Clemency Was Granted Primarily In Crack Cases
The clemency cases almost unanimously involved federal drug crimes. Only two clemency cases did not involve a federal drug offenses: one involved an armed bank robbery and one a felon-in-possession of a firearm. The remaining 169 cases broke down as follows:
Clemency Cases Involving Drug Offenses
|Offense Conduct||# of Cases|
|Cocaine and firearm||2|
|Cocaine and heroin||2|
|Cocaine and marijuana||2|
|Crack and firearm||10|
|Crack and cocaine||16|
|Crack, cocaine, and firearm||3|
|Crack and heroin||1|
|Crack, heroin, and marijuana||1|
|Crack and marijuana||2|
|Marijuana and firearm||1|
|Methamphetamine and firearm||6|
Notably, 123 of the cases (72 percent) of these cases involved crack cocaine. The heavy skew toward drug cases and, within that category, crack cases should not be surprising. The primary goal of the clemency initiative was to retrofit sentences that would be lower if imposed today. Virtually the only area trending toward lower sentences is drug offenses. As discussed more fully in an August 2015 report by the U.S. Sentencing Commission, after many years of criticism, Congress enacted the Fair Sentencing Act of 2010 that reduced the disparity between mandatory sentences for crack and powder cocaine. Those reductions were made retroactive, which allowed many federal drug inmates to return to court and have their sentences reduced. The amount of any reduction was left to the discretion of the sentencing judges, some of whom were not very generous on resentencing. For example, in one of the clemency cases, the defendant’s sentence was reduced from 481 months to 480 months after the Fair Sentencing Act. Moreover, the judges’ ability to properly retrofit sentences was still limited because the sentences could not be reduced below the still-existing mandatory minimum sentences. Which leads to the next observation about the clemency grants . . .
Clemency Was Used to Undo Mandatory Sentencing Enhancements
Of the 171 clemency cases, at least 126 (74 percent) involved a defendant who had been subjected to an enhanced mandatory minimum sentence.1 In 61 of those cases (36 percent), the defendant received a mandatory life sentence.
|Clemency Cases With Enhanced Mandatory Minimum Sentences|
|Sentence (months)||# of cases|
Clearly, the President felt a sentencing correction was more appropriate in cases where the Justice Department’s unilateral filing of a statutory sentencing enhancement had limited the judge’s discretion.

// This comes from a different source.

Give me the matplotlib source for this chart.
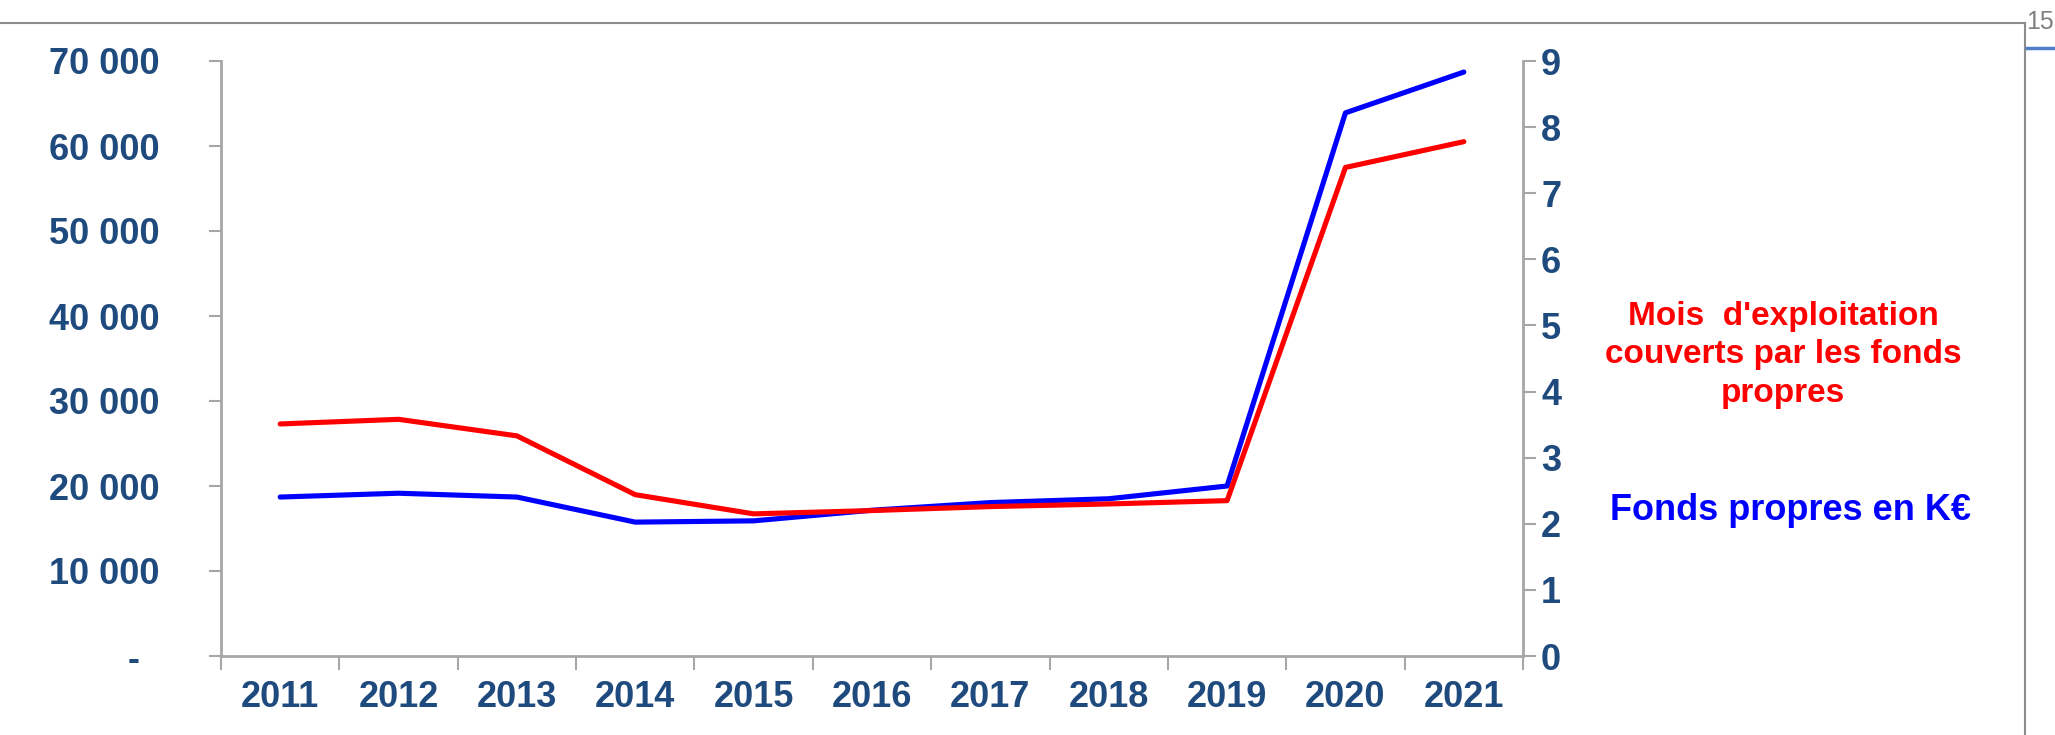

Many people know that the federal drug laws include mandatory minimum sentences based on certain drug quantities. What is not as well known is that those mandatory minimum sentences can be unilaterally increased by the prosecutor if the defendant has a prior felony drug conviction, even one for simple possession. These mandatory sentencing enhancements arise under Title 21, United States Code, Section 851, and are therefore commonly called “851 enhancements.”
The effect of an 851 enhancement can be severe. For example, prior to 2010, a crack cocaine defendant whose current offense involved more than 50 grams of crack was subject to a 10-year mandatory minimum.2 If the defendant had one prior felony drug conviction, the Government could file an 851 enhancement that doubled the mandatory minimum to 20 years. If the defendant had two prior felony drug convictions, the 851 enhancement mandated a life sentence.
Historically, many low-level, non-violent offenders were subjected to this kind of extreme enhancement. A street-level crack dealer who had not previously served any significant jail sentence could suddenly subjected to a mandatory 20-year or life sentence.
Since the Sentencing Reform Act of 1986, Justice Department charging and sentencing policies have been designed to promote nationwide uniformity. Nevertheless, anecdotal evidence indicates that the practice of filing 851 enhancements has varied greatly among judicial districts and even among successive United States Attorneys in the same district. Frequently, particularly in larger and busier districts, the threat of an 851 enhancement was used to induce a drug defendant to plead guilty. In some districts, defendants who exercised their constitutional right to a jury trial were “punished” with an 851 enhancement. Other districts filed 851 enhancements as a matter of course in all drug cases. In 2010, Attorney General Holder promulgated guidance that limited the filing of 851 enhancements to the most severe cases, and clarified that these enhancements should not be used as retribution against a defendant who goes to trial. While this guidance is designed to reduce the number of 851 enhancements, it may not correct for the lack of uniformity.
Which brings us to a final observation . . .
A disproportionate number of clemency cases came from judicial districts that account for a small percentage of the federal criminal cases. Clemency was granted to defendants from 51 of the 94 federal judicial districts:
Interestingly, over 1/3 (34 percent) of the clemency cases (58 of 171) came from only five districts:
|Judicial District||# of Cases|
|Southern District of Iowa||8|
|Western District of North Carolina||8|
|Western District of Virginia||9|
|Northern District of Florida||14|
|Middle District of Florida||19|
Of those, three did not contain a major urban population center: neither the Western District of Virginia, the Southern District of Iowa, nor the Northern District of Florida contains an urban center in the top 75 U.S. Based on historical DOJ data, these three districts collectively accounted for only 2 percent of the drug defendants charged, but were responsible for 15 percent of the clemency grants (31 total). In contrast, the judicial districts comprising the 10 largest U.S. population centers had a total of 37 clemency grants.3
The clemency data to date shows a strong skew toward crack cases, especially those involving statutory sentencing enhancements. It also suggests that “unfair” sentences were disproportionately imposed in a small number of rural judicial districts. As the Administration continues to review clemency requests, it will be interesting to see if these trends continue.
 In most cases, the existence of an 851 enhancement was indicated because the clemency defendant was sentenced to an enhanced period of supervised release (6, 8, or 10 years). For others that involved life sentences, the author reviewed the respective court dockets for evidence of an 851 enhancement. The author did not check the court docket for every clemency case, therefore, there may have been additional clemency cases where an 851 enhancement was filed.
 After the Fair Sentencing Act, the threshold for a 10 year mandatory minimum sentence in a federal crack case is now 280 grams.
 Eastern District of New York, Southern District of New York, District of New Jersey, Northern District of Illinois, Central District of California, Northern District of Texas, Eastern District of Pennsylvania, Southern District of Texas, District of Columbia, Eastern District of Virginia, District of Maryland, Southern District of Florida, Northern District of Georgia, District of Massachusetts, and District of New Hampshire.